THE EGYPTIAN SPICE BAZAAR

Found near the Galata Bridge, which passes over the waters of the Golden Horn, and practically in the shadow of the New Mosque (really four hundred years-old, and called Yeni Cami in Turkish) is the famous Egyptian Spice Bazaar (Misir Carisisi). Much smaller than the Grand Bazaar, and less touristic too, the Spice Bazaar was built in 1660 to help support the upkeep of the mosque. The Grand Bazaar is known for its colors and noises,but the Spice Bazaar is a lesson in smells and tastes. Here is where you can find all manner of Turkish Delight candy (lokum), baklava, teas and Turkish coffee, and dried fruits. The array of containers overflowing with colorful spices is really something to see, as well as smell. This is also the best place to buy toiletries like the big cakes of olive oil soap displayed at many shops. Like the Grand Bazaar, the Spice Bazaar is surrounded by vendors of clothing, school supplies, and most everything else. In fact, you could easily make your way from one bazaar to the other, and not stray from the outdoor markets.

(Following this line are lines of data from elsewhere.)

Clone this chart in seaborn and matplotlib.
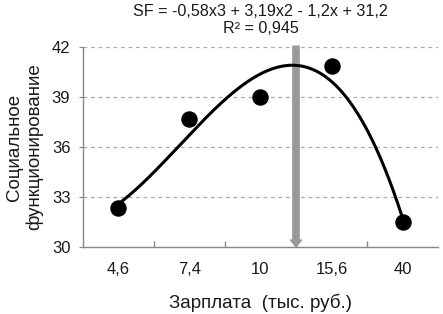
import numpy as np
import pandas as pd
import matplotlib
matplotlib.use("Agg")
import matplotlib.pyplot as plt
import seaborn as sns

categories = ["4,6", "7,4", "10", "15,6", "40"]
values = [32.35, 37.65, 39.0, 40.85, 31.5]
y_ticks = [30, 33, 36, 39, 42]
title_text = "SF = -0,58x3 + 3,19x2 - 1,2x + 31,2\nR² = 0,945"

sns.set_theme(style="white")
plt.rcParams["font.family"] = ["Liberation Sans", "DejaVu Sans"]
txt = "#1a1a1a"

pos = np.arange(1, len(categories) + 1)
df = pd.DataFrame({"x": pos, "y": values})

coef = np.polyfit(pos, values, 3)
xs = np.linspace(1, 5, 200)
trend = pd.DataFrame({"x": xs, "y": np.polyval(coef, xs)})

fig = plt.figure(figsize=(4.43, 3.14), dpi=100)
ax = fig.add_axes([0.187, 0.2134, 0.802, 0.637])

for yv in y_ticks[1:]:
    ax.axhline(yv, color="#aaaaaa", lw=0.9, ls=(0, (3, 3)), zorder=0)

sns.lineplot(data=trend, x="x", y="y", ax=ax, color="black", lw=2.2, zorder=3)
sns.scatterplot(data=df, x="x", y="y", ax=ax, color="black", s=120,
                edgecolor="black", zorder=4)

ax.annotate("", xy=(3.5, 30.0), xytext=(3.5, 42.05),
            arrowprops=dict(width=4.5, headwidth=8, headlength=5,
                            color="#999999", shrink=0),
            zorder=2, annotation_clip=False)

ax.set_xlim(0.5, 5.5)
ax.set_ylim(30, 42)
ax.set_yticks(y_ticks)
ax.set_yticklabels([str(v) for v in y_ticks], fontsize=12, color=txt)
ax.set_xticks(pos)
ax.set_xticklabels(categories, fontsize=12, color=txt)
ax.tick_params(axis="x", length=0, pad=11)
ax.tick_params(axis="y", length=3, width=0.8, color="#888888", pad=6, left=True)
ax.set_xticks(np.arange(1.5, 5.5, 1), minor=True)
ax.tick_params(axis="x", which="minor", direction="in", length=4, color="#888888", bottom=True)

for s in ["top", "right"]:
    ax.spines[s].set_visible(False)
for s in ["left", "bottom"]:
    ax.spines[s].set_color("#888888")
    ax.spines[s].set_linewidth(1.0)

ax.set_xlabel("Зарплата  (тыс. руб.)", fontsize=13.5, labelpad=12, color=txt)
ax.set_ylabel("Социальное\nфункционирование", fontsize=13.5, labelpad=6,
              color=txt, linespacing=1.2)
ax.set_title(title_text, fontsize=11.6, pad=10, linespacing=1.2, color=txt)

fig.savefig("out.png", dpi=100)
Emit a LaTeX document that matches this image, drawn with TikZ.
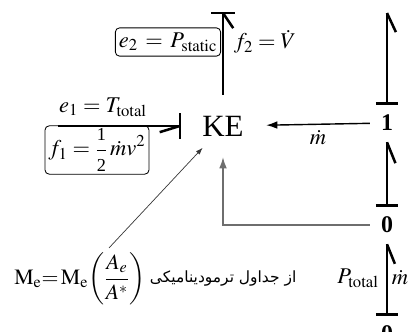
\documentclass[tikz,border=0pt]{standalone}
\usepackage{mathptmx}
\usepackage{fontspec}
\setmainfont{Liberation Serif}
\newfontfamily\persianfont[Script=Arabic]{DejaVu Sans}
\TeXXeTstate=1
\usetikzlibrary{arrows.meta,shapes.geometric}
\definecolor{FlowGray}{RGB}{110,110,110}
\definecolor{LinkGray}{RGB}{55,55,55}

\begin{document}
\begin{tikzpicture}[
  x=0.025cm, y=-0.025cm,
  bond/.style={line width=1.8pt},
  junction/.style={inner sep=0pt, minimum width=24pt, minimum height=27pt,
    font=\fontsize{17}{19}\selectfont\bfseries},
  labelbox/.style={draw, line width=0.6pt, rounded corners=3pt, inner xsep=2.5pt, inner ysep=3.5pt},
  lbl/.style={font=\fontsize{16}{19}\selectfont}
]
\useasboundingbox (0,0) rectangle (409,331);

\node[ellipse, inner sep=0pt, minimum width=61pt, minimum height=44pt,
  font=\fontsize{22}{26}\selectfont] (ke) at (223,126) {KE};
\node[junction] (one) at (387,123) {1};
\node[junction] (zeroA) at (387,225) {0};
\node[junction] (zeroB) at (387,334) {0};
\coordinate (topB) at (223,13);
\coordinate (leftB) at (58,126);
\coordinate (rtop) at (387,13);

% bonds of KE
\draw[bond] (ke.north) -- (topB);
\draw[bond] ([xshift=-8.5pt]topB) -- ([xshift=8.5pt]topB);
\draw[bond] (topB) -- ++(-56:13pt);
\draw[bond] (leftB) -- (ke.west);
\draw[bond] ([yshift=-9pt]ke.west) -- ([yshift=9pt]ke.west);
\draw[bond] (ke.west) -- ++(197:15pt);

% bonds of the junctions
\draw[bond] (one.north) -- (rtop);
\draw[bond] ([xshift=-8pt]one.north) -- ([xshift=8pt]one.north);
\draw[bond] (rtop) -- ++(-65:15pt);
\draw[bond] (zeroA.north) -- (one.south);
\draw[bond] ([xshift=-8pt]zeroA.north) -- ([xshift=8pt]zeroA.north);
\draw[bond] (one.south) -- ++(-68:16pt);
\draw[bond] (zeroB.north) -- (zeroA.south);
\draw[bond] ([xshift=-8pt]zeroB.north) -- ([xshift=8pt]zeroB.north);
\draw[bond] (zeroA.south) -- ++(-68:15pt);

\node[lbl] (e1) at (103,107) {$e_1 = T_{\mathrm{total}}$};
\node[lbl, labelbox, inner ysep=2pt] (f1) at (97,150)
  {$f_1 = \displaystyle\frac{\mbox{\fontsize{13}{15}\selectfont 1}}{\mbox{\fontsize{13}{15}\selectfont 2}}\,\dot m v^2$};
\node[lbl, labelbox] (e2) at (168,42) {$e_2 \,=\, P_{\mathrm{static}}$};
\node[lbl] (f2) at (265,42) {$f_2 = \dot V$};
\node[lbl] (mflow) at (318,138) {$\dot m$};
\node[lbl] (ptot) at (358,278) {$P_{\mathrm{total}}$};
\node[lbl] (mlow) at (400,278) {$\dot m$};

\node[font=\fontsize{15.5}{18}\selectfont] (me) at (80,279)
  {$\mathrm{M}_{\mathrm{e}}\!\!=\!\mathrm{M}_{\mathrm{e}}{\left(\displaystyle\frac{A_e}{A^*}\right)}$};
\node[anchor=west, font=\persianfont\fontsize{11}{13}\selectfont] (tables) at (145,279)
  {\beginR از جداول ترمودینامیکی\endR};

\draw[line width=1pt, -{Latex[length=8pt,width=5.5pt]}] (one) -- (ke);
\draw[FlowGray, line width=0.9pt, -{Latex[length=8pt,width=5.5pt]}] (zeroA) -| (ke.south);
\draw[LinkGray, line width=0.5pt, shorten >=-4pt, -{Latex[length=5pt,width=3.5pt]}] (me) -- (ke);
\end{tikzpicture}
\end{document}
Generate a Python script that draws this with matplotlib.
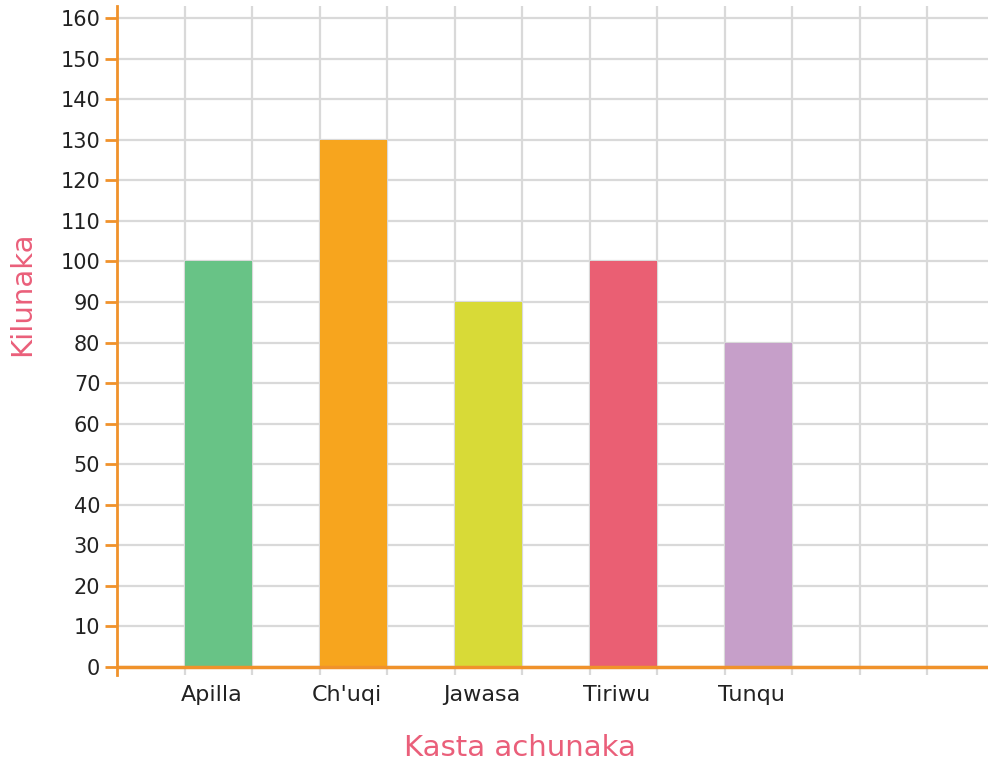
import matplotlib.pyplot as plt
from matplotlib.ticker import MultipleLocator

categories = ["Apilla", "Ch'uqi", "Jawasa", "Tiriwu", "Tunqu"]
values = [100, 130, 90, 100, 80]
bar_colors = ["#68c386", "#f7a51e", "#d8da37", "#ea5f73", "#c69fc9"]
y_ticks = list(range(0, 170, 10))

axis_orange = "#f0922b"
label_pink = "#ea5f7a"
grid_gray = "#d9d9d9"

fig = plt.figure(figsize=(9.88, 7.66), dpi=100)
# axes box: x 117..988 px, y 6..675 px
ax = fig.add_axes([117 / 988, (766 - 675) / 766, (988 - 117) / 988, (675 - 6) / 766])

# one grid column = half a category slot
centers = [1.5 + 2 * i for i in range(len(categories))]
ax.bar(centers, values, width=1.0, color=bar_colors, zorder=2)

ax.set_xlim(0, (988 - 117) / 67.5)
ax.set_ylim(-2, 163)

ax.xaxis.set_major_locator(MultipleLocator(1))
ax.set_yticks(y_ticks)
ax.grid(True, color=grid_gray, linewidth=1.6, zorder=0)
ax.set_axisbelow(True)

# category labels as minor ticks so the grid stays on the half slots
ax.set_xticks([c - 0.1 for c in centers], categories, minor=True)
ax.tick_params(axis="x", which="major", length=0, labelbottom=False)
ax.tick_params(axis="x", which="minor", length=0, pad=7, labelsize=16, labelcolor="#222222")
ax.tick_params(axis="y", length=9, width=2, color=axis_orange, labelsize=15,
               labelcolor="#222222", pad=3)

for side in ["top", "right", "bottom"]:
    ax.spines[side].set_visible(False)
ax.spines["left"].set_color(axis_orange)
ax.spines["left"].set_linewidth(2)
ax.axhline(0, color=axis_orange, linewidth=2.5, zorder=3)

# place axis titles in figure pixels
ax.set_xlabel("Kasta achunaka", fontsize=21, color=label_pink, va="center")
ax.xaxis.set_label_coords(520 / 988, (766 - 748) / 766, transform=fig.transFigure)
ax.set_ylabel("Kilunaka", fontsize=21, color=label_pink, va="center")
ax.yaxis.set_label_coords(22 / 988, (766 - 294) / 766, transform=fig.transFigure)

fig.savefig("out.png", dpi=100)
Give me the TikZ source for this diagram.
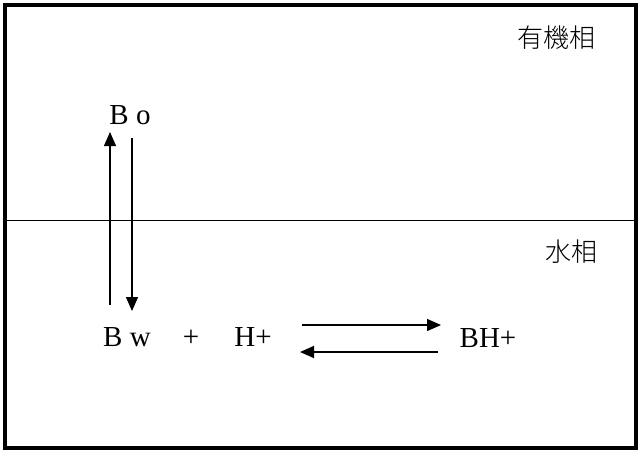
\documentclass[tikz,border=0pt]{standalone}
\usepackage{fontspec}
\setmainfont{Liberation Serif}
\newfontfamily\cjk{Noto Sans CJK JP Light}
\usetikzlibrary{arrows.meta}
\tikzset{
	lbl/.style={inner sep=0pt,anchor=base,font=\fontsize{29}{32}\selectfont},
	phase/.style={inner sep=0pt,font=\cjk\fontsize{26}{30}\selectfont},
	arr/.style={line width=1.3pt,-{Triangle[length=14pt,width=12pt]}}
}
\begin{document}
\begin{tikzpicture}[x=1pt,y=-1pt]
			\useasboundingbox (0,0) rectangle (644,455);
			\draw[line width=3.8pt] (5,5) rectangle (636,448);
			\draw[line width=1pt] (5,220) -- (636,220);
			\node[phase] (org) at (556,38) {有機相};
			\node[phase] (aq) at (571,252) {水相};
			\node[lbl] (Bo) at (130,124) {B o};
			\node[lbl] (Bw) at (127,346) {B w};
			\node[lbl] (plus) at (191,346) {+};
			\node[lbl] (H) at (253,346) {H+};
			\node[lbl] (BH) at (488,347) {BH+};
			\coordinate (upS) at (110,305); \coordinate (upE) at (110,132);
			\coordinate (dnS) at (132,138); \coordinate (dnE) at (132,311);
			\coordinate (fwS) at (302,325); \coordinate (fwE) at (441,325);
			\coordinate (bkS) at (438,352); \coordinate (bkE) at (300,352);
			\foreach \s/\e in {upS/upE,dnS/dnE,fwS/fwE,bkS/bkE}
				\draw[arr] (\s) -- (\e);
	\end{tikzpicture}
\end{document}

 The Egyptian Spice Bazaar is open Mondays to Saturdays, 8:30am to 6:30 pm. NEIGHBORHOOD MARKETS Apart from the biggies, there are many others of the covered varieties, and also several open-air markets all over the city of Istanbul on any given day of the week. The former are generally shopping plazas in a fairly Western style, and the latter are usually the ones for buying fresh fruit, kitchen implements, and clothing in a setting more reminiscent of a flea market or farmers' market.